* START Records for the exercise *
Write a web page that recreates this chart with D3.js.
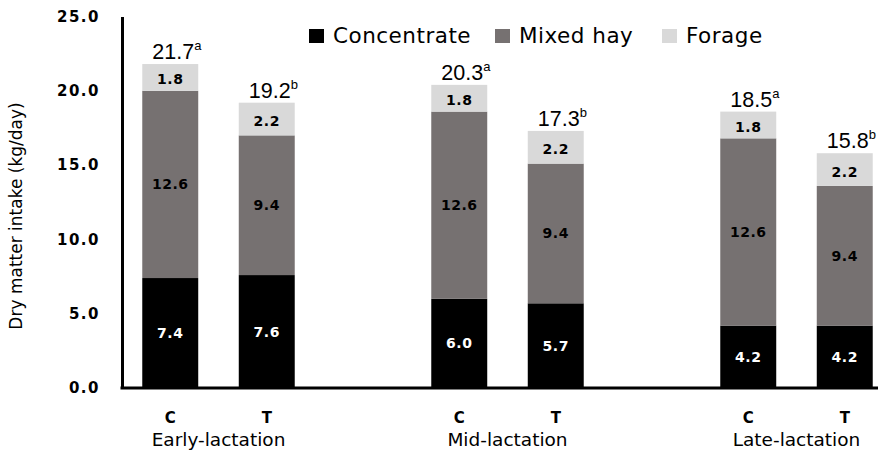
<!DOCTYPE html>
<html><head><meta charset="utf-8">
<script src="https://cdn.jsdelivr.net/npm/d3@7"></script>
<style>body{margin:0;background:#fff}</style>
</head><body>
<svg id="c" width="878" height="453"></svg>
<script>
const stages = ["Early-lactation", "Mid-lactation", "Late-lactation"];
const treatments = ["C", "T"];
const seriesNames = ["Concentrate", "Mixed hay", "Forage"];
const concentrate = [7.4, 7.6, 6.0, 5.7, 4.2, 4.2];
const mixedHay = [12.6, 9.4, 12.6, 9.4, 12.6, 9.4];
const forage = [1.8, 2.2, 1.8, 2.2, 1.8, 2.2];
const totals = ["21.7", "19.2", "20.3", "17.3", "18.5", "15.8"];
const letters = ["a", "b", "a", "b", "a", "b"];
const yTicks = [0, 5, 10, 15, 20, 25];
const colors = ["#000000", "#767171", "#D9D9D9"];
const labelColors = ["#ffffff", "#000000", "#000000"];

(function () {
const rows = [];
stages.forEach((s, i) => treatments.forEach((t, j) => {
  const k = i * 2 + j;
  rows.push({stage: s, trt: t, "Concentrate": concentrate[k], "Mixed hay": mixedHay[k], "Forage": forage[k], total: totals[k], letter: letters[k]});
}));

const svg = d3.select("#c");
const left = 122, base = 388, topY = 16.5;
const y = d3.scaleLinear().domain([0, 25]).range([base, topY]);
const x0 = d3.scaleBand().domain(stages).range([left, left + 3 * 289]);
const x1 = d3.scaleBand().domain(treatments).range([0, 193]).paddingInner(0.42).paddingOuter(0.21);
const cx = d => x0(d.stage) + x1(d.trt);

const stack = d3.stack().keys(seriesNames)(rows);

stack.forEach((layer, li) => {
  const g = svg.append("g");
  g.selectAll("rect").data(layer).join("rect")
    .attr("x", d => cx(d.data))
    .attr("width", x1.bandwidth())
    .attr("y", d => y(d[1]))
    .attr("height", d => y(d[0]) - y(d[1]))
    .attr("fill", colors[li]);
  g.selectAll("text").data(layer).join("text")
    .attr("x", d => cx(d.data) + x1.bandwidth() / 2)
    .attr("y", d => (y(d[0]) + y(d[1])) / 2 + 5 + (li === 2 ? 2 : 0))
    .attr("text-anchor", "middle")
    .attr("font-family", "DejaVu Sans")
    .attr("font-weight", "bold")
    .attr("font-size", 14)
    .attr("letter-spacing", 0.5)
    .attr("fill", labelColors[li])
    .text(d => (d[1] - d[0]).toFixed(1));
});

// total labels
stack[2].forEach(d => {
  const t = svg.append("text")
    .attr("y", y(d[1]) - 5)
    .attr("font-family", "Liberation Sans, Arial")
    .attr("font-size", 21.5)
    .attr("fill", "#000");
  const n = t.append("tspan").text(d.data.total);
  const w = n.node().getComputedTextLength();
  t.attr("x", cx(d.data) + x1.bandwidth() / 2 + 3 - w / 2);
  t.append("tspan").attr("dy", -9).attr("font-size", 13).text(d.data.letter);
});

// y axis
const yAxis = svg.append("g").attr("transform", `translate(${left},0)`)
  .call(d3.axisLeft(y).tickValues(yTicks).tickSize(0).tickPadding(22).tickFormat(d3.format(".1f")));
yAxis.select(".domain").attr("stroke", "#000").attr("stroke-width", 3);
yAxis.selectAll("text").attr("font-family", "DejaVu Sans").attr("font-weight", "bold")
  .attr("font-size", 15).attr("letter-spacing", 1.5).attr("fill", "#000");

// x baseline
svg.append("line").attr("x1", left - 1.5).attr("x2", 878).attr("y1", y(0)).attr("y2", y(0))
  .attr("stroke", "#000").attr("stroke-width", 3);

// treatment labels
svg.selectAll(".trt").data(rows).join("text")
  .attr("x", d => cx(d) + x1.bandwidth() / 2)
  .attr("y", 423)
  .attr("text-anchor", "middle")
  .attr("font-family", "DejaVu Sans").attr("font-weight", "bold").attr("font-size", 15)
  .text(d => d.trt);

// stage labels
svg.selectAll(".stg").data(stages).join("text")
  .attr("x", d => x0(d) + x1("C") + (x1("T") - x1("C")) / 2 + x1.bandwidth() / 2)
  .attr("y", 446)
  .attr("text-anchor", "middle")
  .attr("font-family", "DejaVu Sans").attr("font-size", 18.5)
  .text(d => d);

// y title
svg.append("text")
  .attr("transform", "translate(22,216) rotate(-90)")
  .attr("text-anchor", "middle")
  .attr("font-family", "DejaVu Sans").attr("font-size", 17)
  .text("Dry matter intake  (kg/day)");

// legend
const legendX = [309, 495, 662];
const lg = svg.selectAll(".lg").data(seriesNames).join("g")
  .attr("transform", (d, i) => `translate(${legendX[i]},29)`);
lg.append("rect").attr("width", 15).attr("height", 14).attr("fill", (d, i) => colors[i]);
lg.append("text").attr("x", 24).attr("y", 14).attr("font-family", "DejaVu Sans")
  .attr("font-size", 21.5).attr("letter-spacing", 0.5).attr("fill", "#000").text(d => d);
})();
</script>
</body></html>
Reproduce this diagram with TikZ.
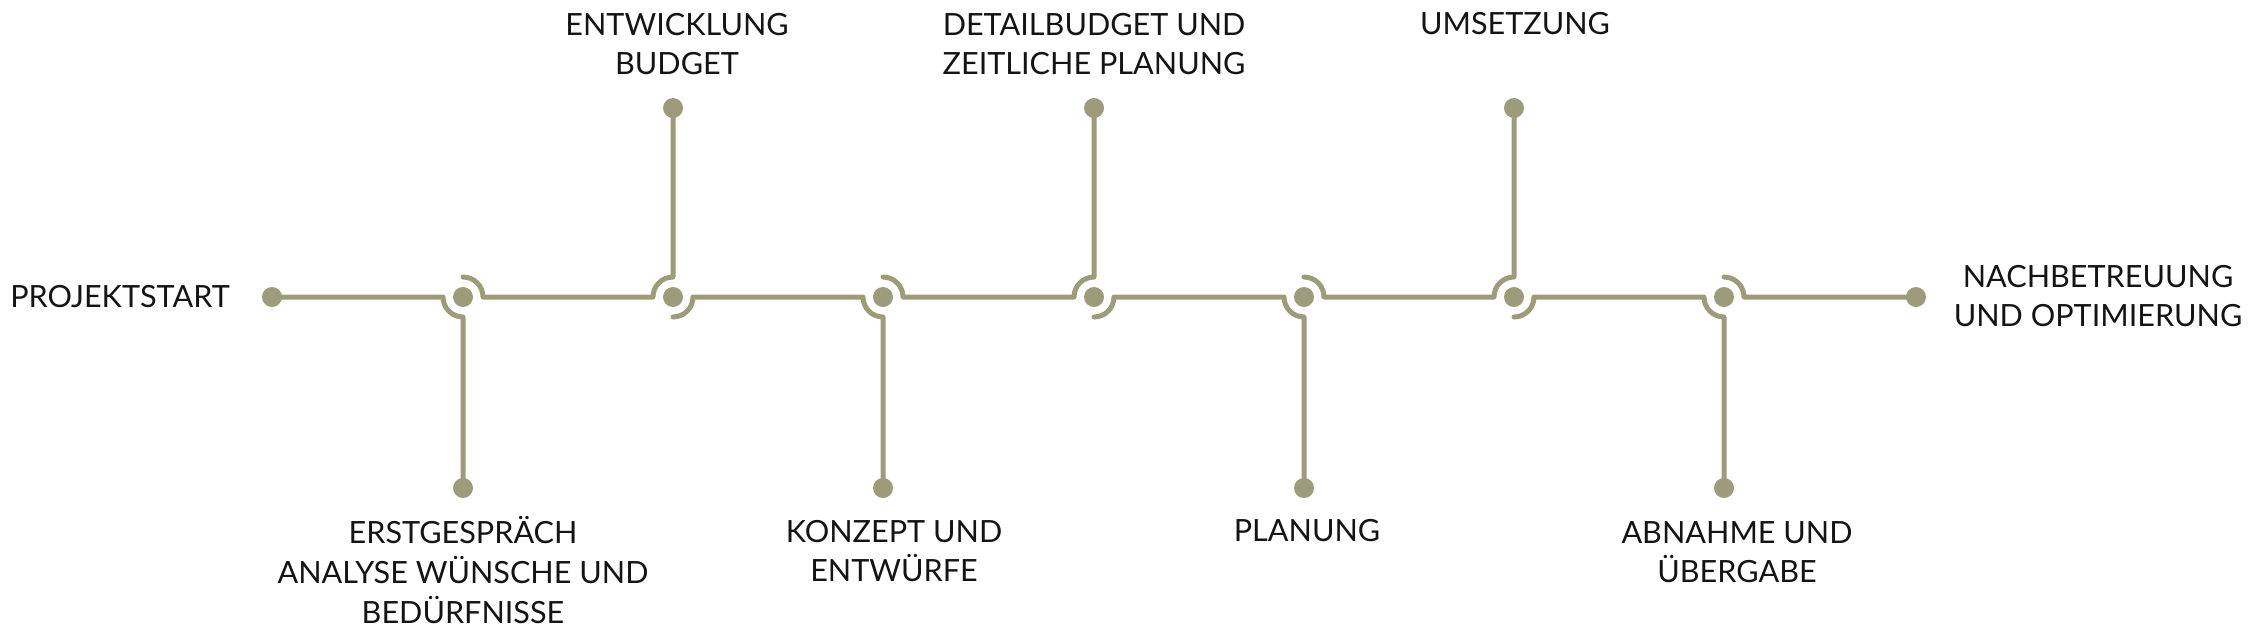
* END Records for the exercise *
Write out exactly the lines between the start of the data and the line with "const stack = d3.stack().keys(seriesNames)(rows);", including both, but none of the pictures.

» **Answer to the task**
Write a web page that recreates this chart with D3.js.
<!DOCTYPE html>
<html><head><meta charset="utf-8">
<script src="https://cdn.jsdelivr.net/npm/d3@7"></script>
<style>body{margin:0;background:#fff}</style>
</head><body>
<svg id="c" width="878" height="453"></svg>
<script>
const stages = ["Early-lactation", "Mid-lactation", "Late-lactation"];
const treatments = ["C", "T"];
const seriesNames = ["Concentrate", "Mixed hay", "Forage"];
const concentrate = [7.4, 7.6, 6.0, 5.7, 4.2, 4.2];
const mixedHay = [12.6, 9.4, 12.6, 9.4, 12.6, 9.4];
const forage = [1.8, 2.2, 1.8, 2.2, 1.8, 2.2];
const totals = ["21.7", "19.2", "20.3", "17.3", "18.5", "15.8"];
const letters = ["a", "b", "a", "b", "a", "b"];
const yTicks = [0, 5, 10, 15, 20, 25];
const colors = ["#000000", "#767171", "#D9D9D9"];
const labelColors = ["#ffffff", "#000000", "#000000"];

(function () {
const rows = [];
stages.forEach((s, i) => treatments.forEach((t, j) => {
  const k = i * 2 + j;
  rows.push({stage: s, trt: t, "Concentrate": concentrate[k], "Mixed hay": mixedHay[k], "Forage": forage[k], total: totals[k], letter: letters[k]});
}));

const svg = d3.select("#c");
const left = 122, base = 388, topY = 16.5;
const y = d3.scaleLinear().domain([0, 25]).range([base, topY]);
const x0 = d3.scaleBand().domain(stages).range([left, left + 3 * 289]);
const x1 = d3.scaleBand().domain(treatments).range([0, 193]).paddingInner(0.42).paddingOuter(0.21);
const cx = d => x0(d.stage) + x1(d.trt);

const stack = d3.stack().keys(seriesNames)(rows);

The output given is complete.